Limitations & Future Work¶
- Author's acknowledgement: The method introduces ~43% training time overhead. While inference is unaffected, this cost is non-negligible for large-scale pre-training.
- Self-observation: Guided masking shows little advantage over random masking in retrieval (Table 8 R@1 is identical). Benefits are concentrated in classification robustness. Also, experiments were on a 1.4M subset; scalability to the full AudioSet-2M remains unverified.
- Future Directions: Exploring adaptive/curriculum mask ratios for the contrastive branch or applying teacher attention priors to the reconstruction branch.
Related Work & Insights¶
- vs CAV-MAE Sync: This work uses it as a backbone but changes the "single forward pass with shared mask" to "dual-path + asymmetric masking + teacher guidance," consistently outperforming it.

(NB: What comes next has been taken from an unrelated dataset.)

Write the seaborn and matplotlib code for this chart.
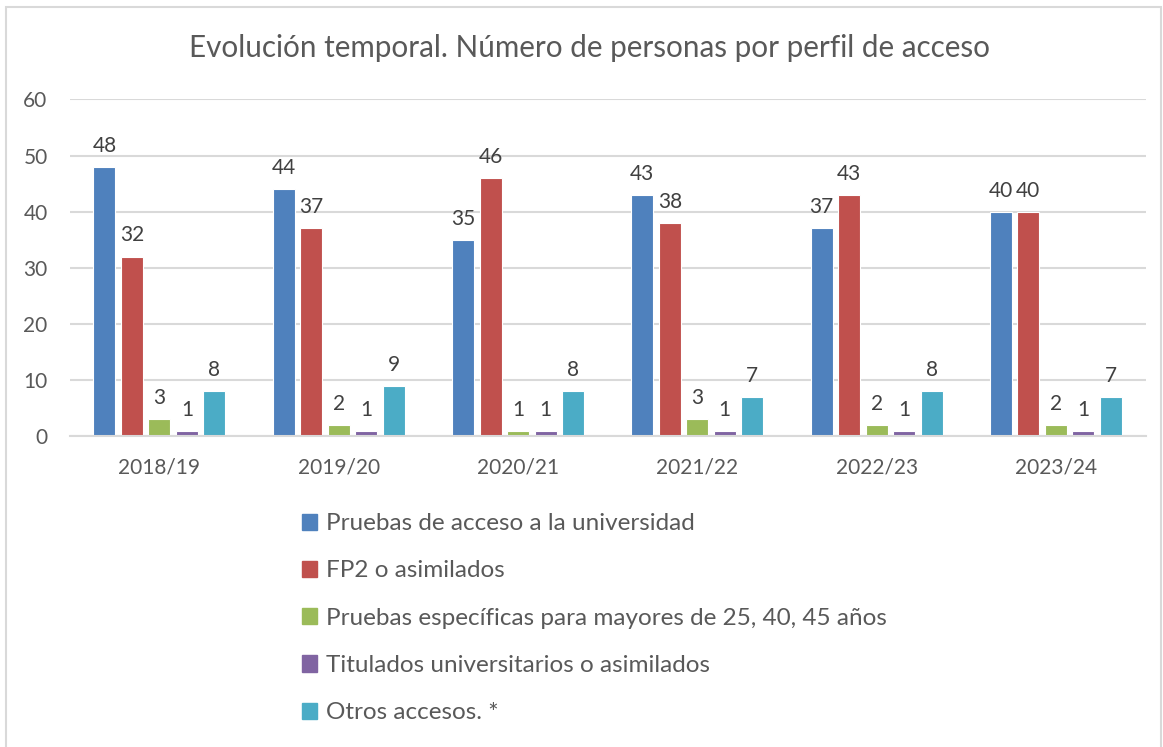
import matplotlib
matplotlib.use("Agg")
import matplotlib.pyplot as plt
import matplotlib.patches as mpatches
import seaborn as sns
import pandas as pd

# Data
cursos = ["2018/19", "2019/20", "2020/21", "2021/22", "2022/23", "2023/24"]
perfiles = [
    "Pruebas de acceso a la universidad",
    "FP2 o asimilados",
    "Pruebas específicas para mayores de 25, 40, 45 años",
    "Titulados universitarios o asimilados",
    "Otros accesos. *",
]
pau = [48, 44, 35, 43, 37, 40]
fp2 = [32, 37, 46, 38, 43, 40]
mayores = [3, 2, 1, 3, 2, 2]
titulados = [1, 1, 1, 1, 1, 1]
otros = [8, 9, 8, 7, 8, 7]
colores = ["#4F81BD", "#C0504D", "#9BBB59", "#8064A2", "#4BACC6"]

series = [pau, fp2, mayores, titulados, otros]
rows = []
for perfil, vals in zip(perfiles, series):
    for curso, v in zip(cursos, vals):
        rows.append({"curso": curso, "perfil": perfil, "n": v})
df = pd.DataFrame(rows)

sns.set_theme(style="white")
plt.rcParams["font.family"] = ["Lato", "DejaVu Sans"]

fig = plt.figure(figsize=(11.63, 7.47), dpi=100)
ax = fig.add_axes([0.060, 0.416, 0.925, 0.451])

sns.barplot(
    data=df, x="curso", y="n", hue="perfil", palette=colores, saturation=1,
    width=0.767, gap=0.2, edgecolor="white", linewidth=0.8,
    legend=False, ax=ax,
)

for cont in ax.containers:
    ax.bar_label(cont, padding=8, fontsize=15, color="#404040")

ax.set_ylim(0, 60)
ax.set_yticks(range(0, 61, 10))
ax.yaxis.grid(True, color="#D9D9D9", linewidth=1.5)
ax.set_axisbelow(True)
for s in ["top", "right", "left"]:
    ax.spines[s].set_visible(False)
ax.spines["bottom"].set_color("#D9D9D9")
ax.spines["bottom"].set_linewidth(1.5)
ax.tick_params(axis="both", length=0, labelsize=15, labelcolor="#595959")
ax.tick_params(axis="y", pad=16)
ax.tick_params(axis="x", pad=15)
ax.set_xlabel("")
ax.set_ylabel("")

fig.text(0.507, 0.936, "Evolución temporal. Número de personas por perfil de acceso",
         ha="center", va="center", fontsize=21.3, color="#595959")

handles = [mpatches.Patch(color=c, label=p) for c, p in zip(colores, perfiles)]
fig.legend(handles=handles, loc="upper left", bbox_to_anchor=(0.251, 0.326),
           frameon=False, fontsize=17.5, labelcolor="#595959",
           handlelength=0.65, handleheight=0.65, handletextpad=0.35,
           labelspacing=1.08, borderaxespad=0)

# chart frame
fig.patches.append(mpatches.Rectangle((0.005, -0.01), 0.993, 1.0, transform=fig.transFigure,
                                      fill=False, edgecolor="#D9D9D9", linewidth=1.5))

fig.savefig("out.png", dpi=100)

- vs ImageBind / DenseAV: While those rely on massive multi-modal binding or dense region supervision, this work improves alignment quality through training framework decoupling, showing that changing the training paradigm can match heavier solutions.
- vs Self-distillation (DINO/BYOL): It adapts EMA teacher-student stability for audio-visual alignment, specifically for providing full-view anchors and attention-guided masking for partial views.
Rating¶
- Novelty: ⭐⭐⭐⭐ The combination of dual-path decoupling and teacher-guided masking is clear and effective, though individual components build on existing ideas.
- Experimental Thoroughness: ⭐⭐⭐⭐ Dual-dataset/direction retrieval, classification, and unimodal transfer with comprehensive ablations. Lacks full AS2M verification.
- Writing Quality: ⭐⭐⭐⭐ Smooth logic from motivation to method; problem definitions (semantic noise/optimization interference) are clear.
- Value: ⭐⭐⭐⭐ The "decoupling conflicting objectives" paradigm is highly transferable to other multi-modal self-supervised tasks with zero inference overhead.